Contractors from as far away as the Oklahoma panhandle gathered at the Allen County Landfill  on Thursday to learn about a project years in the making.

“You have the construction and stormwater permits. And in the specs we included basically everything to comprise the plan,” Jared Brooks, an engineer with Schwab Eaton of Manhattan, told the group of 14.

The contractors’ mission is to learn the requirements to build a new cell at the landfill, an area that will be used to collect trash for years to come. Additional contractors did not attend Thursday’s meeting but have expressed interest in the project, a total of more than 30 companies altogether. 

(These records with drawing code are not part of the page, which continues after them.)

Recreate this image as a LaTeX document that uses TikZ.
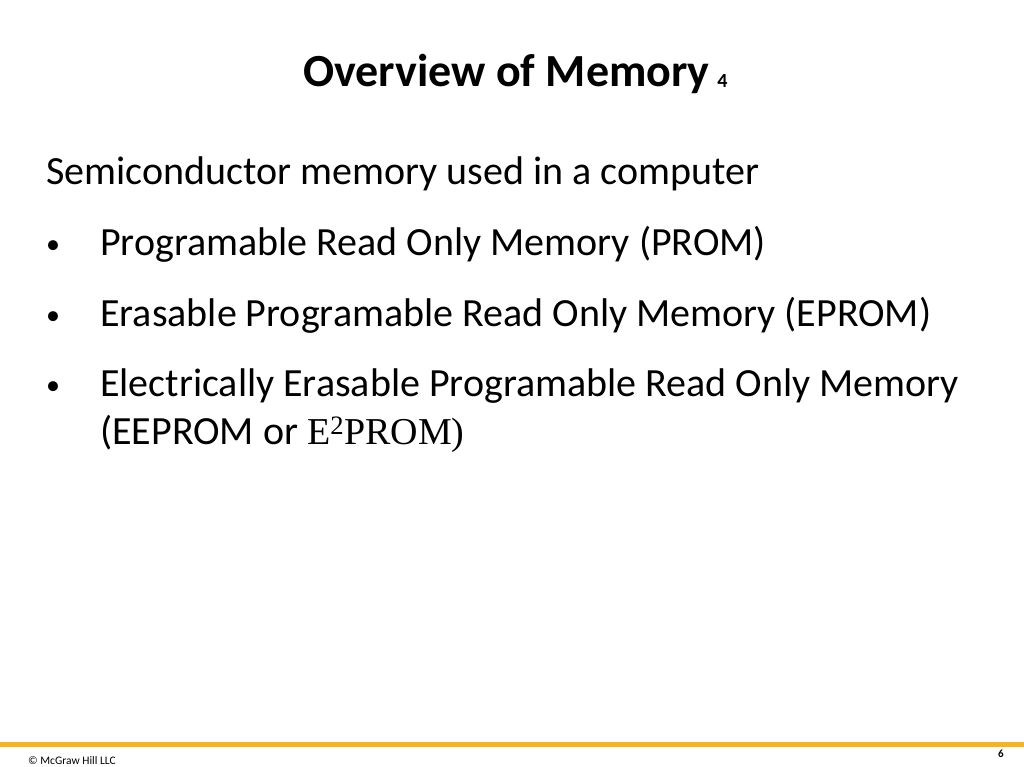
\documentclass[tikz,border=0pt]{standalone}
\usepackage{fontspec}
\setmainfont{Carlito}
\newfontfamily\timesf{Liberation Serif}
\definecolor{gold}{HTML}{F5B51A}
\begin{document}
\begin{tikzpicture}[x=1pt,y=-1pt,
  body/.style={anchor=base west,inner sep=0pt,font=\fontsize{40}{44}\selectfont},
  bul/.style={anchor=base west,inner sep=0pt,font=\fontsize{28}{32}\selectfont}]
\useasboundingbox (0,0) rectangle (1024,767);
\node[anchor=base west,inner sep=0pt,font=\bfseries\fontsize{46}{50}\selectfont] (title) at (303,87) {Overview of Memory\,\raisebox{-1pt}{\fontsize{20}{22}\selectfont 4}};
\node[body] (l0) at (46,185) {Semiconductor memory used in a computer};
\node[bul] (b1) at (46,253) {•};
\node[body] (l1) at (100,255) {Programable Read Only Memory (PROM)};
\node[bul] (b2) at (46,324) {•};
\node[body] (l2) at (100,326) {Erasable Programable Read Only Memory (EPROM)};
\node[bul] (b3) at (46,394) {•};
\node[body] (l3) at (100,396) {Electrically Erasable Programable Read Only Memory};
\node[body] (l4) at (100,444) {(EEPROM or {\timesf\fontsize{38}{40}\selectfont E\textsuperscript{2}PROM)}};
\fill[gold] (0,742) rectangle (1024,747);
\node[anchor=base west,inner sep=0pt,font=\fontsize{11.5}{13}\selectfont] (foot) at (28,764) {© McGraw Hill LLC};
\node[anchor=base east,inner sep=0pt,font=\bfseries\fontsize{11}{13}\selectfont] (pg) at (1004,757) {6};
\end{tikzpicture}
\end{document}
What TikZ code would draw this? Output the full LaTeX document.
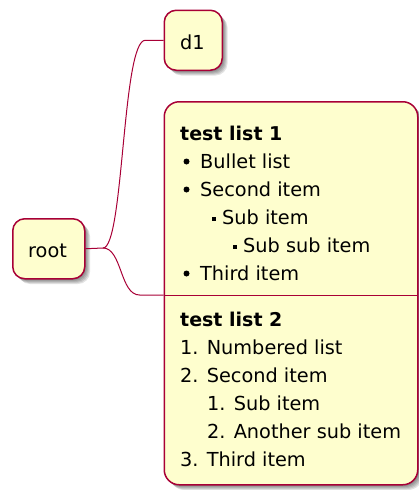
\documentclass[tikz,border=0pt]{standalone}
\usepackage{fontspec}
\setmainfont{DejaVu Sans}
\definecolor{boxfill}{HTML}{FEFECE}
\definecolor{boxline}{HTML}{A80036}
\newcommand\myshadow[5]{%
  \foreach \s in {2,3,4,5,6}{%
    \fill[black, opacity=0.11, rounded corners=#5pt] (#1+\s,#2+\s) rectangle (#3+\s,#4+\s);}}
\begin{document}
\begin{tikzpicture}[x=1pt,y=-1pt,
  txt/.style={anchor=base west, inner sep=0pt, font=\fontsize{19.3}{28}\selectfont},
  headtxt/.style={anchor=base west, inner sep=0pt, font=\fontsize{19}{28}\selectfont\bfseries},
  card/.style={draw=boxline, fill=boxfill, line width=1.5pt, inner sep=0pt, anchor=north west},
  link/.style={draw=boxline, line width=1pt},
  dot/.style={fill=black, circle, inner sep=0pt, minimum size=6pt},
  sq/.style={fill=black, rectangle, inner sep=0pt, minimum size=4pt}]
\useasboundingbox (0,0) rectangle (418,490);
% shadows
\myshadow{12}{218}{84}{278}{12}
\myshadow{163.5}{9.5}{221.5}{69.5}{12}
\myshadow{163.5}{101}{417}{484}{15}
% boxes
\node[card, rounded corners=12pt, minimum width=72pt, minimum height=60pt] (root) at (12,218) {};
\node[card, rounded corners=12pt, minimum width=58pt, minimum height=60pt] (d1) at (163.5,9.5) {};
\node[card, rounded corners=15pt, minimum width=253.5pt, minimum height=383pt] (lists) at (163.5,101) {};
% connectors
\coordinate (j) at (103,248);
\coordinate (sepL) at (163.5,295);
\coordinate (sepR) at (417,295);
\draw[link] (root.east) -- (j) .. controls (124,248) and (122,39.5) .. ([xshift=-18pt]d1.west) -- (d1.west);
\draw[link] (j) .. controls (122,248) and (120,295) .. ([xshift=-24pt]sepL) -- (sepL);
\draw[link] (sepL) -- (sepR);
% texts
\node[txt] (troot) at (28,257) {root};
\node[txt] (td1) at (180,49) {d1};
\node[headtxt] (h1) at (180,140) {test list 1};
\node[dot] (b1) at (186.5,161.5) {};
\node[txt] (l1) at (200,168) {Bullet list};
\node[dot] (b2) at (186.5,189.5) {};
\node[txt] (l2) at (200,196) {Second item};
\node[sq] (b3) at (214,219) {};
\node[txt] (l3) at (222,224) {Sub item};
\node[sq] (b4) at (235,247) {};
\node[txt] (l4) at (243,252) {Sub sub item};
\node[dot] (b5) at (186.5,273.5) {};
\node[txt] (l5) at (200,280) {Third item};
\node[headtxt] (h2) at (180,326) {test list 2};
\node[txt] (n1) at (180,354) {1. Numbered list};
\node[txt] (n2) at (180,382) {2. Second item};
\node[txt] (n3) at (207,410) {1. Sub item};
\node[txt] (n4) at (207,438) {2. Another sub item};
\node[txt] (n5) at (180,466) {3. Third item};
\end{tikzpicture}
\end{document}
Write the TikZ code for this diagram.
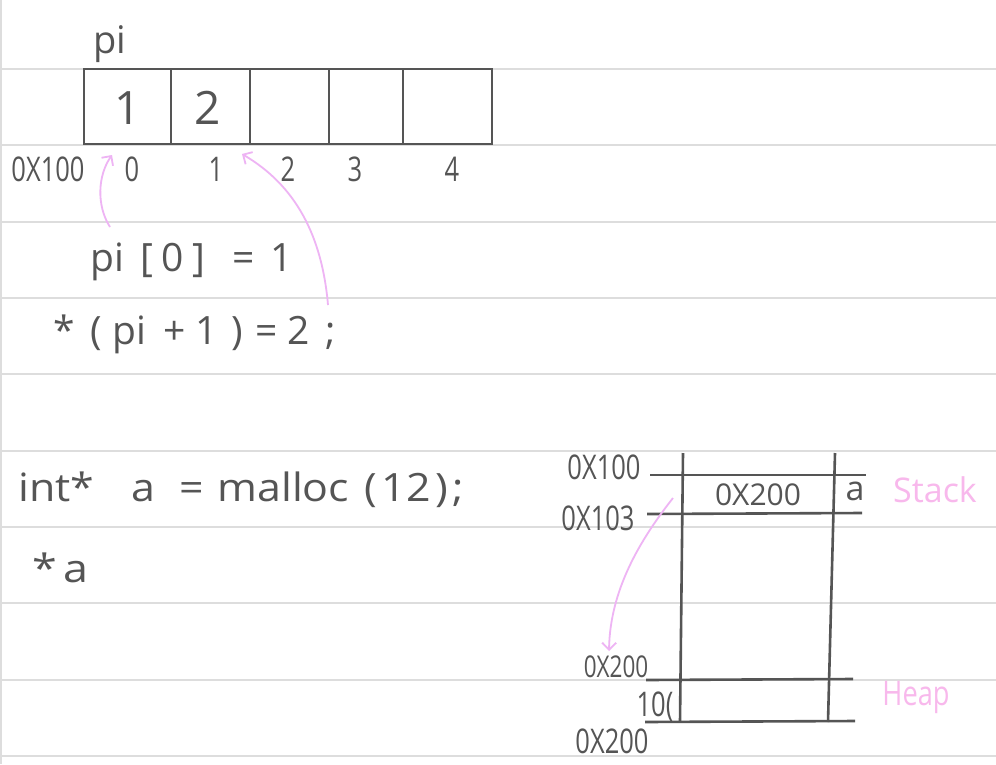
\documentclass[tikz,border=0pt]{standalone}
\usepackage{fontspec}
\setmainfont{Open Sans}
\usetikzlibrary{arrows.meta}
\definecolor{ink}{HTML}{555555}
\definecolor{rule}{HTML}{DDDDDD}
\definecolor{arrowpink}{HTML}{EEB4F4}
\definecolor{labelpink}{HTML}{F8B8EC}
\tikzset{
  x=1pt, y=-1pt,
  ruleline/.style={draw=rule, line width=1.5pt},
  memline/.style={draw=ink, line width=2.6pt},
  hand/.style={text=ink, inner sep=0pt, xscale=0.75, font=\fontsize{34}{36}\selectfont},
  code/.style={text=ink, inner sep=0pt, font=\fontsize{39}{41}\selectfont},
  pinktext/.style={text=labelpink, inner sep=0pt, font=\fontsize{34}{36}\selectfont},
  pinkarrow/.style={draw=arrowpink, line width=1.8pt, -{Straight Barb[length=7pt,width=14pt]}},
}
\begin{document}
\begin{tikzpicture}
\fill[white] (0,0) rectangle (996,764);
\useasboundingbox (0,0) rectangle (996,764);
% ruled paper
\foreach \yy in {69,145,222,298,374,451,527,603,680,756}
  \draw[ruleline] (0,\yy) -- (996,\yy);
\draw[ruleline] (1,0) -- (1,764);

% array pi
\node[text=ink, inner sep=0pt, font=\fontsize{38}{40}\selectfont] (pilabel) at (110,44) {pi};
\draw[memline] (84,69) rectangle (492,144);
\foreach \xx in {171,250,329,403}
  \draw[memline] (\xx,69) -- (\xx,144);
\node[text=ink, inner sep=0pt, font=\fontsize{46}{48}\selectfont] (v1) at (128,108) {1};
\node[text=ink, inner sep=0pt, font=\fontsize{46}{48}\selectfont] (v2) at (208,108) {2};
\node[hand] (base) at (48,169) {0X100};
\node[hand] (i0) at (132,169) {0};
\node[hand] (i1) at (216,169) {1};
\node[hand] (i2) at (288,169) {2};
\node[hand] (i3) at (355,169) {3};
\node[hand] (i4) at (452,169) {4};
\coordinate (tip0) at (112,155);
\coordinate (tip1) at (242,154);

% code
\node[code, anchor=west] (line1) at (90,262)
  {pi\hspace{17pt}[\hspace{8pt}0\hspace{8pt}]\hspace{28pt}=\hspace{15pt}1};
\node[code, anchor=west] (line2) at (53,334)
  {*\hspace{16pt}(\hspace{10pt}pi\hspace{17pt}+\hspace{10pt}1\hspace{14pt})\hspace{12pt}=\hspace{10pt}2\hspace{16pt};};
\coordinate (from0) at (110,227);
\coordinate (from1) at (328,305);
\draw[pinkarrow] (from0) .. controls (96,205) and (98,175) .. (tip0);
\draw[pinkarrow] (from1) .. controls (322,235) and (295,185) .. (tip1);

\node[code, anchor=west, xscale=1.1] (line3) at (18,490)
  {int*\hspace{34pt}a\hspace{22pt}=\hspace{12pt}malloc\hspace{14pt}(\hspace{4pt}12\hspace{4pt})\hspace{4pt};};
\node[code, anchor=west, xscale=1.15] (line4) at (32,568) {*\hspace{6pt}a};

% memory diagram
\draw[memline] (683,453) -- (680,722);
\draw[memline] (835,453) -- (828,722);
\draw[memline] (650,475) -- (866,475);
\draw[memline] (647,514) -- (862,513);
\draw[memline] (646,680) -- (853,679);
\draw[memline] (645,722) -- (855,721);
\node[hand] (a100) at (604,467) {0X100};
\node[hand] (a103) at (598,518) {0X103};
\node[text=ink, inner sep=0pt, font=\fontsize{30}{32}\selectfont] (cell) at (758,495) {0X200};
\node[text=ink, inner sep=0pt, font=\fontsize{34}{36}\selectfont] (avar) at (855,491) {a};
\node[pinktext] (stack) at (935,490) {Stack};
\node[hand, font=\fontsize{30}{32}\selectfont] (h200a) at (616,667) {0X200};
\node[hand] (ten) at (655,707) {10(};
\node[hand] (h200b) at (612,741) {0X200};
\node[pinktext, xscale=0.8] (heap) at (916,697) {Heap};
\coordinate (pfrom) at (673,498);
\coordinate (ptip) at (609,651);
\draw[pinkarrow] (pfrom) .. controls (640,540) and (610,590) .. (ptip);
\end{tikzpicture}
\end{document}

They’ll review the county’s needs and submit bids by Jan. 25. County officials will then review the bids and pick a contractor. Work could begin in March and will take about a year.

THE SEEDS for the project were planted decades ago, in the early 1990s, when former commissioners and then-Public Works Director Bill King first developed a plan for a regional landfill to meet the needs of area counties for generations to come. Mitch Garner now heads the landfill and continues that work under the watch of a new trio of commissioners. 

The landfill, located east of LaHarpe, first opened in 1974. State and federal regulations changed in the early ’90s, leading commissioners and others to debate whether to invest huge sums of money to develop a regional landfill or close it.

They chose to keep it going, with voters in 1994 approving a half-cent sales tax to fund the project.

“It’s a real asset for the county,” Jerry Daniels, the current commission chairman, said.

“Not only do we collect revenue from other counties that use the landfill, we save millions of dollars by creating that space and using the rock for gravel for our roads. It’s a great deal that we’re trying to keep going for future generations.”

Jared Brooks with Schwab Eaton reviews the specs for the new landfill cell project. Photo by Vickie Moss

THIS WILL be the second time the county has opened a new cell since the regulations changed in the 1990s. 

Along the way, the landfill has evolved to meet stringent and ever-changing state and federal rules in order to protect the environment and the public.

Opening a new cell is a complex and costly endeavor. Extensive dirt work, synthetic liners and holding ponds are required to prevent dangerous chemicals from leaking into the ground and waterways. 

In those early years, commissioners Dick Works, Bob Huskey and Gordon Conger debated whether to keep the landfill going. Weighing in its favor, they foresaw Allen County as uniquely positioned for the future. 

“We’re lucky. We may not always be so lucky,” then-commission chairman Conger told the Register in 1991. “There are new regulations going to come down from the state and we don’t know what they will be.”

At the time, he predicted the state might require the county to lay down a liner under the refuse. That did come to pass, along with other requirements from the Environmental Protection Agency and the Kansas Department of Health and Environment. 

“When I first got here in 1992, a lot of little landfills were scattered all through the state. They shut them down,” King recalled Thursday.